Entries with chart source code

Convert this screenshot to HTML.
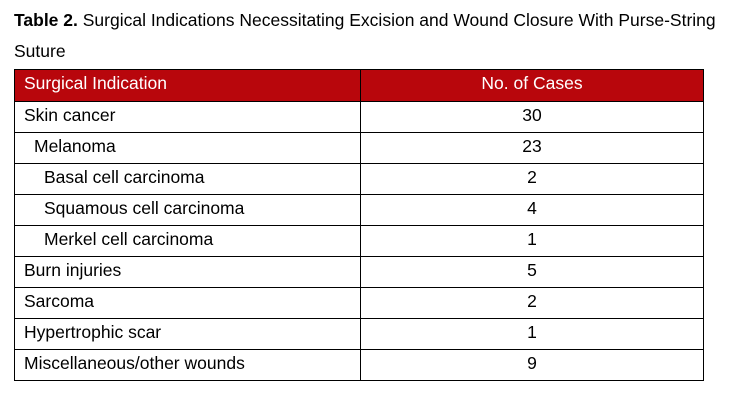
<!DOCTYPE html>
<html><head><style>
body{margin:0;background:#fff;width:736px;height:400px;position:relative;font-family:"Liberation Sans",Arial,sans-serif;color:#000;}
.t{position:absolute;left:14px;top:5px;font-size:17.5px;line-height:31px;width:730px;white-space:nowrap;}
table{position:absolute;left:14px;top:69px;border-collapse:collapse;width:689px;font-size:17.5px;table-layout:fixed;}
td,th{border:1.3px solid #000;height:26px;padding:0 0 4px 0;vertical-align:middle;}
th{background:#b8060c;color:#fff;font-weight:normal;height:27px;}
td:first-child,th:first-child{text-align:left;padding-left:9px;}
td:last-child,th:last-child{text-align:center;}
.i1{padding-left:19px!important}.i2{padding-left:29px!important}
</style></head><body>
<div class="t"><b>Table 2.</b> Surgical Indications Necessitating Excision and Wound Closure With Purse-String<br>Suture</div>
<table>
<colgroup><col style="width:346px"><col style="width:343px"></colgroup>
<tr><th>Surgical Indication</th><th>No. of Cases</th></tr>
<tr><td>Skin cancer</td><td>30</td></tr>
<tr><td class="i1">Melanoma</td><td>23</td></tr>
<tr><td class="i2">Basal cell carcinoma</td><td>2</td></tr>
<tr><td class="i2">Squamous cell carcinoma</td><td>4</td></tr>
<tr><td class="i2">Merkel cell carcinoma</td><td>1</td></tr>
<tr><td>Burn injuries</td><td>5</td></tr>
<tr><td>Sarcoma</td><td>2</td></tr>
<tr><td>Hypertrophic scar</td><td>1</td></tr>
<tr><td>Miscellaneous/other wounds</td><td>9</td></tr>
</table>
</body></html>
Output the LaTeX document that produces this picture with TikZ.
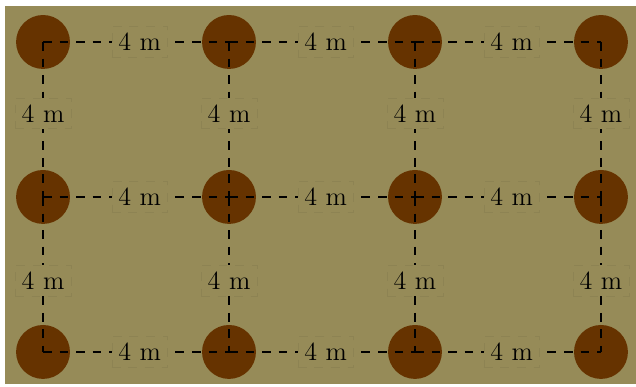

The problem » Write out every line above exactly as it is, leaving out the pictures.

The answer »
Convert this screenshot to HTML.
<!DOCTYPE html>
<html><head><style>
body{margin:0;background:#fff;width:736px;height:400px;position:relative;font-family:"Liberation Sans",Arial,sans-serif;color:#000;}
.t{position:absolute;left:14px;top:5px;font-size:17.5px;line-height:31px;width:730px;white-space:nowrap;}
table{position:absolute;left:14px;top:69px;border-collapse:collapse;width:689px;font-size:17.5px;table-layout:fixed;}
td,th{border:1.3px solid #000;height:26px;padding:0 0 4px 0;vertical-align:middle;}
th{background:#b8060c;color:#fff;font-weight:normal;height:27px;}
td:first-child,th:first-child{text-align:left;padding-left:9px;}
td:last-child,th:last-child{text-align:center;}
.i1{padding-left:19px!important}.i2{padding-left:29px!important}
</style></head><body>
<div class="t"><b>Table 2.</b> Surgical Indications Necessitating Excision and Wound Closure With Purse-String<br>Suture</div>
<table>
<colgroup><col style="width:346px"><col style="width:343px"></colgroup>
<tr><th>Surgical Indication</th><th>No. of Cases</th></tr>
<tr><td>Skin cancer</td><td>30</td></tr>
<tr><td class="i1">Melanoma</td><td>23</td></tr>
<tr><td class="i2">Basal cell carcinoma</td><td>2</td></tr>
<tr><td class="i2">Squamous cell carcinoma</td><td>4</td></tr>
<tr><td class="i2">Merkel cell carcinoma</td><td>1</td></tr>
<tr><td>Burn injuries</td><td>5</td></tr>
<tr><td>Sarcoma</td><td>2</td></tr>
<tr><td>Hypertrophic scar</td><td>1</td></tr>
<tr><td>Miscellaneous/other wounds</td><td>9</td></tr>
</table>
</body></html>
Output the LaTeX document that produces this picture with TikZ.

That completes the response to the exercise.